I think everybody thinks they believe the supernatural things they do for good reasons. Sometimes stumbling on John's website makes one think a little deeper on that topic and consider if they might be as wrong as all those others whom they are SURE are wrong. Wouldn't you want a Muslim stumbling upon this site to consider that they might be as mistaken as they think the Christians are? Shouldn't every believer in the supernatural be considering this possibility since there is no method for distinguishing a true supernatural claim from a myth? The OTF shouldn't be a problem for a person who is sure their religion is good or true, right?
Shouldn't our level of belief correspond with the level of evidence? The skeptic's level of belief does. The believer in the supernatural does not. "That which is asserted without evidence, can be dismissed without evidence." "Extraordinary claims require extraordinary evidence". The supernatural beliefs you believe in have no more real evidence supporting them than the supernatural beliefs you reject... but you believe them anyhow, because someone convinced you that you are "saved" for believing them-- not because they have a chance in hell of being true. This is the same reason that Muslims belief that Mohummed flew on a horse and that Christians go to hell for worshiping Jesus as a god. It's a great way to manipulate people into believing in certain kinds of magic-- but it's not a good method for anybody who is interested in the truth. You can tell because the kinds of manipulations you use to try to get others to buy your claims would not work to get you to believe the supernatural claims of others.
The bible is not an authority on anything to an outsider-- it means as little to us as the Quran or Book of Mormon mean to you. Who cares if believers in these things think they contain magical words on how to solve disputes between believers? Clearly the words were never enough to stop holy wars (or the Inquisition). We don't consider any books to be divinely inspired because we don't believe in divine beings. To an outsider, these books seem very human-- not divine in any way shape or form. You rest your whole supernatural belief system on the idea that your holy book is the word of the hypothetical "uncaused first cause" of the universe (who became his own son) and that you know what it means!
Naturally, we scoff.We reject your faith for the same reasons you reject all those other cults, superstitions, conflicting religions, magical beings, fairies, gods of yore, invisible supermen, etc. There isn't enough evidence to accept the magical stuff as anything more than a myth.It seems to me that John's definition of faith is spot on! You are clearly as unlikely to change your mind about your magical beliefs as a Muslim is... or Mormon... or Scientologist... or to understand that to an outsider, your reasons for believing your "woo" is no more convincing than their reasons for believing theirs.

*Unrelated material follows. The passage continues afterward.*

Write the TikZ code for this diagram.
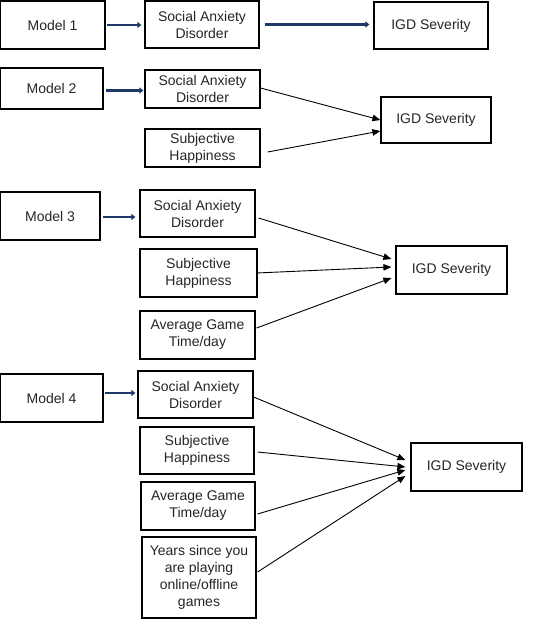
\documentclass[tikz,border=0pt]{standalone}
\usepackage{fontspec}
\setmainfont{Liberation Sans}
\usetikzlibrary{arrows.meta}
\definecolor{navyarrow}{RGB}{31,58,105}
\begin{document}
\begin{tikzpicture}[x=1pt,y=-1pt,
  box/.style={draw=black,line width=1.2pt,inner sep=0pt,align=center,
    font=\fontsize{14pt}{17pt}\selectfont,text=black!85},
  modelbox/.style={box,line width=1.7pt},
  bluearrow/.style={draw=navyarrow,line width=2.4pt,-{Triangle[length=4pt,width=6pt]}},
  blackarrow/.style={draw=black,line width=0.9pt,-{Triangle[length=8pt,width=6.5pt]}}]
\useasboundingbox (0,0) rectangle (540,619);
\fill[white] (0,0) rectangle (540,619);

% Model 1
\node[modelbox,minimum width=105pt,minimum height=48pt] (m1) at (52.5,25) {Model 1};
\node[box,minimum width=114pt,minimum height=47pt] (sad1) at (202,24.5) {Social Anxiety\\Disorder};
\node[box,minimum width=114pt,minimum height=47pt] (igd1) at (431,25.5) {IGD Severity};
\draw[bluearrow,shorten <=1pt,shorten >=3pt] (m1.east) -- (m1.east -| sad1.west);
\draw[bluearrow,shorten <=5pt,shorten >=4pt] (sad1.east) -- (sad1.east -| igd1.west);

% Model 2
\node[modelbox,minimum width=103pt,minimum height=41pt] (m2) at (51.5,88.5) {Model 2};
\node[box,minimum width=115pt,minimum height=38pt] (sad2) at (202.5,89) {Social Anxiety\\Disorder};
\node[box,minimum width=115pt,minimum height=38pt] (sh2) at (202.5,148) {Subjective\\Happiness};
\node[box,minimum width=110pt,minimum height=46pt] (igd2) at (436,120) {IGD Severity};
\draw[bluearrow,shorten <=2pt,shorten >=1pt] ([yshift=-2pt]m2.east) -- ([yshift=-2pt]m2.east -| sad2.west);
\draw[blackarrow] ([yshift=1pt]sad2.east) -- (igd2.west);
\draw[blackarrow] ([xshift=7pt,yshift=-4pt]sh2.east) -- ([yshift=-11pt]igd2.west);

% Model 3
\node[modelbox,minimum width=100pt,minimum height=48pt] (m3) at (50,216) {Model 3};
\node[box,minimum width=115pt,minimum height=47pt] (sad3) at (197.5,213.5) {Social Anxiety\\Disorder};
\node[box,minimum width=117pt,minimum height=48pt] (sh3) at (198.5,273) {Subjective\\Happiness};
\node[box,minimum width=115pt,minimum height=48pt] (agt3) at (197.5,335) {Average Game\\Time/day};
\node[box,minimum width=111pt,minimum height=48pt] (igd3) at (451.5,270) {IGD Severity};
\draw[bluearrow,shorten <=2pt,shorten >=4pt] ([yshift=-1pt]m3.east) -- ([yshift=-1pt]m3.east -| sad3.west);
\draw[blackarrow] ([xshift=3pt,yshift=-4.5pt]sad3.east) -- ([xshift=-4pt,yshift=11pt]igd3.west);
\draw[blackarrow] ([xshift=-1pt]sh3.east) -- ([xshift=-4pt,yshift=3pt]igd3.west);
\draw[blackarrow] ([xshift=1pt,yshift=7pt]agt3.east) -- ([xshift=-4pt,yshift=-8pt]igd3.west);

% Model 4
\node[modelbox,minimum width=103pt,minimum height=48pt] (m4) at (51.5,398) {Model 4};
\node[box,minimum width=115pt,minimum height=47pt] (sad4) at (195.5,394.5) {Social Anxiety\\Disorder};
\node[box,minimum width=114pt,minimum height=47pt] (sh4) at (197,450.5) {Subjective\\Happiness};
\node[box,minimum width=114pt,minimum height=48pt] (agt4) at (198,506) {Average Game\\Time/day};
\node[box,minimum width=114pt,minimum height=81pt] (yrs) at (199,577.5) {Years since you\\are playing\\online/offline\\games};
\node[box,minimum width=111pt,minimum height=48pt] (igd4) at (466.5,467) {IGD Severity};
\draw[bluearrow,shorten <=1pt,shorten >=2pt] ([yshift=5pt]m4.east) -- ([yshift=5pt]m4.east -| sad4.west);
\draw[blackarrow] ([yshift=-2.5pt]sad4.east) -- ([xshift=-5pt,yshift=7pt]igd4.west);
\draw[blackarrow] ([xshift=3pt,yshift=-1.5pt]sh4.east) -- ([xshift=-5pt]igd4.west);
\draw[blackarrow] ([xshift=2pt,yshift=-8pt]agt4.east) -- ([xshift=-5pt,yshift=-3pt]igd4.west);
\draw[blackarrow] ([xshift=1pt,yshift=5.5pt]yrs.east) -- ([xshift=-5pt,yshift=-9pt]igd4.west);
\end{tikzpicture}
\end{document}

So, naturally, as an outsider to your faith (most of us are former believers) you look as brainwashed to us as they do to you. You all look like you are leaping over probabilities to confirm your respective biases. How do you imagine you are different? You would need to give us the kind of evidence you'd require to take their supernatural beliefs seriously if you wanted us to do the same for yours. And you haven't. No theist has. It's all word games.